▶ [Task to complete]: Each line below should be retyped exactly, with no pictures.

▶ [Given material]:
>> Start
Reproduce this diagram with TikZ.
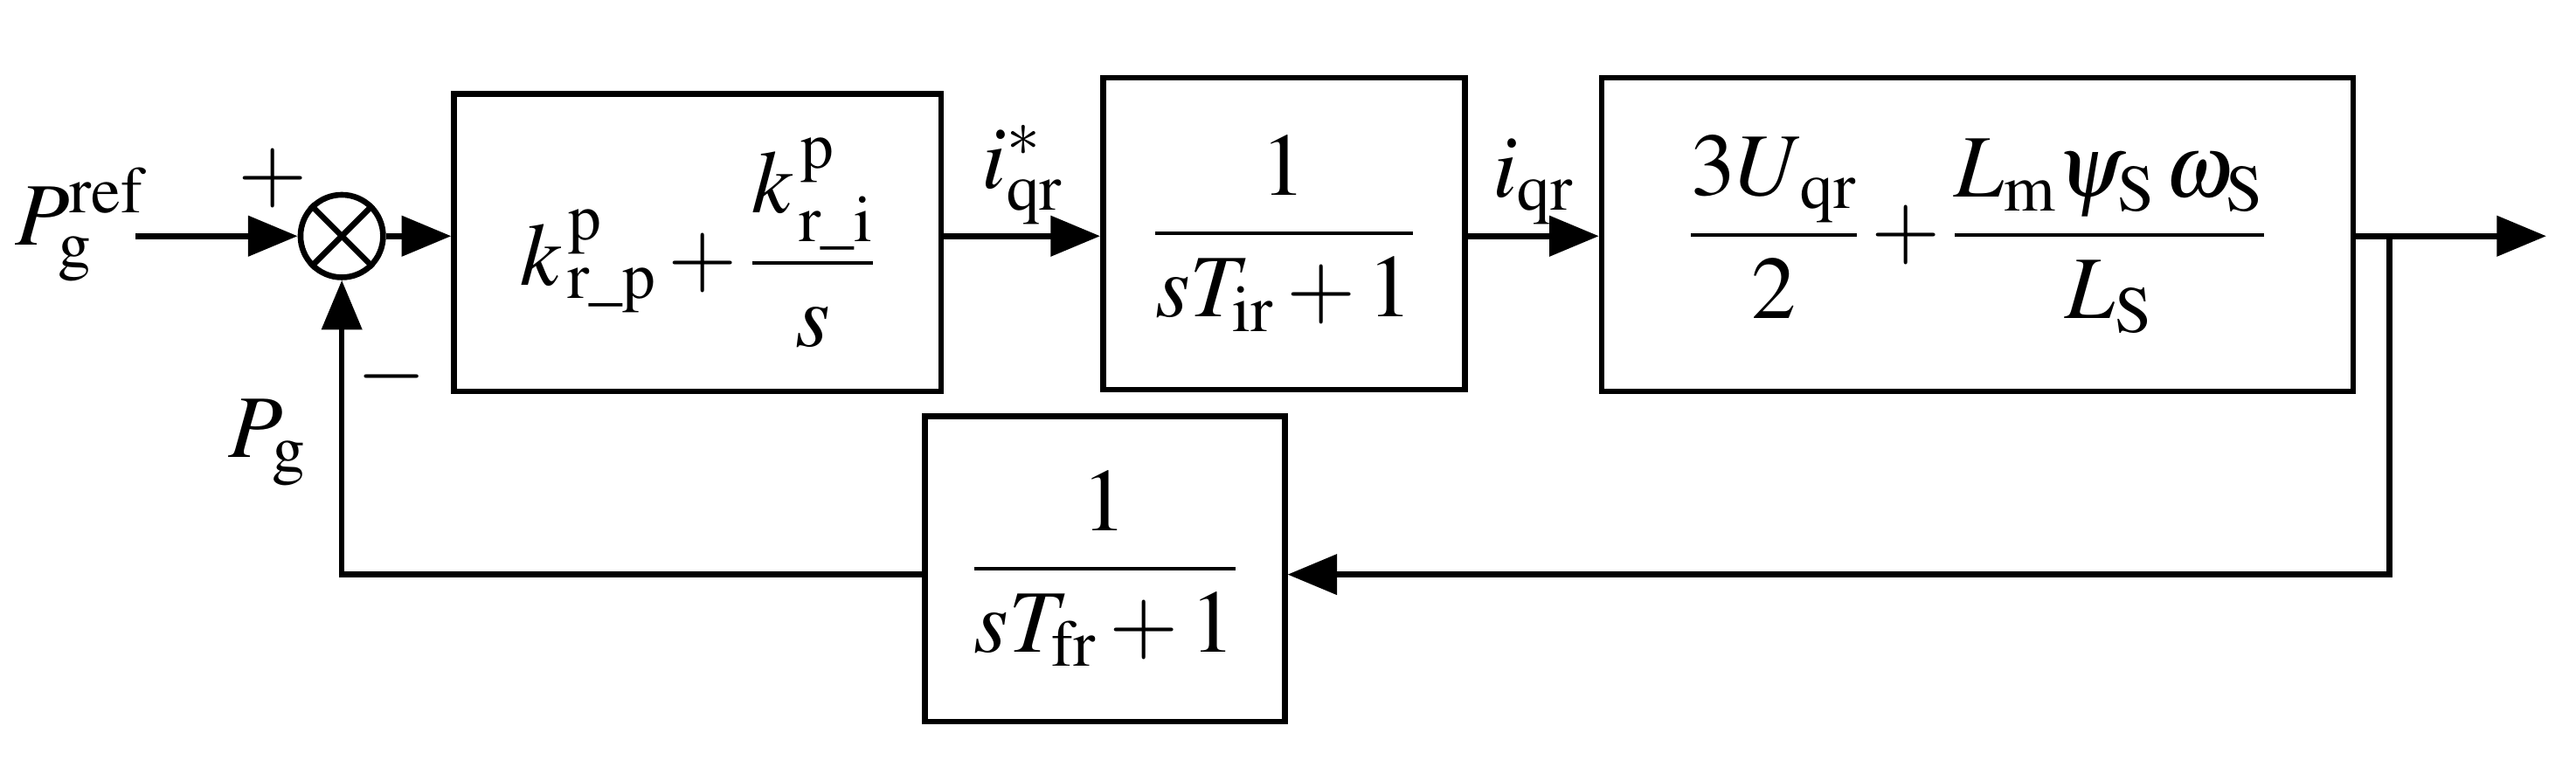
\documentclass[tikz,border=0pt]{standalone}
\usepackage{amsmath}
\usepackage{mathptmx}
\usepackage{fontspec}
\setmainfont{Liberation Serif}
\usetikzlibrary{arrows.meta}
\begin{document}
\begin{tikzpicture}[x=1pt,y=-1pt,line width=3.5pt,
  arr/.style={-{Triangle[length=30pt,width=24pt]}},
  every node/.style={font=\fontsize{54}{64}\selectfont}]
\useasboundingbox (0,0) rectangle (1560,473);
\node[draw,minimum width=295pt,minimum height=180pt,inner sep=0pt] (c1) at (422.5,147) {$k^{\,\mathrm{p}}_{\,\mathrm{r\_p}}+\dfrac{k^{\,\mathrm{p}}_{\,\mathrm{r\_i}}}{s}$};
\node[draw,minimum width=219pt,minimum height=189pt,inner sep=0pt] (c2) at (777.5,141.5) {$\dfrac{1}{sT_{\mathrm{ir}}+1}$};
\node[draw,minimum width=455pt,minimum height=190pt,inner sep=0pt] (c3) at (1197.5,142) {$\dfrac{3U_{\,\mathrm{qr}}}{2}+\dfrac{L_{\mathrm{m}}\psi_{\mathrm{S}}\,\omega_{\mathrm{S}}}{L_{\mathrm{S}}}$};
\node[draw,minimum width=218pt,minimum height=185pt,inner sep=0pt] (fb) at (669,344.5) {$\dfrac{1}{sT_{\mathrm{fr}}+1}$};
\node[draw,circle,minimum size=50pt,inner sep=0pt] (s) at (207,143) {};
\draw (s.45)--(s.225) (s.135)--(s.315);
\node (pref) at (48,136) {$P_{\mathrm{g}}^{\mathrm{ref}}$};
\coordinate (in) at (82,143);
\draw[arr] (in) -- (s.west);
\draw[arr] (s.east) -- (c1.west|-s);
\draw[arr] (c1.east|-s) -- node[above=2pt] {$i^{*}_{\mathrm{qr}}$} (c2.west|-s);
\draw[arr] (c2.east|-s) -- node[above=2pt] {$i_{\mathrm{qr}}$} (c3.west|-s);
\coordinate (br) at (1447,143);
\coordinate (out) at (1542,143);
\draw[arr] (c3.east|-s) -- (out);
\coordinate (d) at (1447,348);
\coordinate (l) at (207,348);
\draw[arr] (br) -- (d) -- (fb.east|-d);
\draw[arr] (fb.west|-d) -- (l) -- (s.south);
\node at (165,108) {$\boldsymbol{+}$};
\node at (237,228) {$\boldsymbol{-}$};
\node at (162,268) {$P_{\mathrm{g}}$};
\end{tikzpicture}
\end{document}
>> End
▶ [Final result]:
Reproduce this diagram with TikZ.
\documentclass[tikz,border=0pt]{standalone}
\usepackage{amsmath}
\usepackage{mathptmx}
\usepackage{fontspec}
\setmainfont{Liberation Serif}
\usetikzlibrary{arrows.meta}
\begin{document}
\begin{tikzpicture}[x=1pt,y=-1pt,line width=3.5pt,
  arr/.style={-{Triangle[length=30pt,width=24pt]}},
  every node/.style={font=\fontsize{54}{64}\selectfont}]
\useasboundingbox (0,0) rectangle (1560,473);
\node[draw,minimum width=295pt,minimum height=180pt,inner sep=0pt] (c1) at (422.5,147) {$k^{\,\mathrm{p}}_{\,\mathrm{r\_p}}+\dfrac{k^{\,\mathrm{p}}_{\,\mathrm{r\_i}}}{s}$};
\node[draw,minimum width=219pt,minimum height=189pt,inner sep=0pt] (c2) at (777.5,141.5) {$\dfrac{1}{sT_{\mathrm{ir}}+1}$};
\node[draw,minimum width=455pt,minimum height=190pt,inner sep=0pt] (c3) at (1197.5,142) {$\dfrac{3U_{\,\mathrm{qr}}}{2}+\dfrac{L_{\mathrm{m}}\psi_{\mathrm{S}}\,\omega_{\mathrm{S}}}{L_{\mathrm{S}}}$};
\node[draw,minimum width=218pt,minimum height=185pt,inner sep=0pt] (fb) at (669,344.5) {$\dfrac{1}{sT_{\mathrm{fr}}+1}$};
\node[draw,circle,minimum size=50pt,inner sep=0pt] (s) at (207,143) {};
\draw (s.45)--(s.225) (s.135)--(s.315);
\node (pref) at (48,136) {$P_{\mathrm{g}}^{\mathrm{ref}}$};
\coordinate (in) at (82,143);
\draw[arr] (in) -- (s.west);
\draw[arr] (s.east) -- (c1.west|-s);
\draw[arr] (c1.east|-s) -- node[above=2pt] {$i^{*}_{\mathrm{qr}}$} (c2.west|-s);
\draw[arr] (c2.east|-s) -- node[above=2pt] {$i_{\mathrm{qr}}$} (c3.west|-s);
\coordinate (br) at (1447,143);
\coordinate (out) at (1542,143);
\draw[arr] (c3.east|-s) -- (out);
\coordinate (d) at (1447,348);
\coordinate (l) at (207,348);
\draw[arr] (br) -- (d) -- (fb.east|-d);
\draw[arr] (fb.west|-d) -- (l) -- (s.south);
\node at (165,108) {$\boldsymbol{+}$};
\node at (237,228) {$\boldsymbol{-}$};
\node at (162,268) {$P_{\mathrm{g}}$};
\end{tikzpicture}
\end{document}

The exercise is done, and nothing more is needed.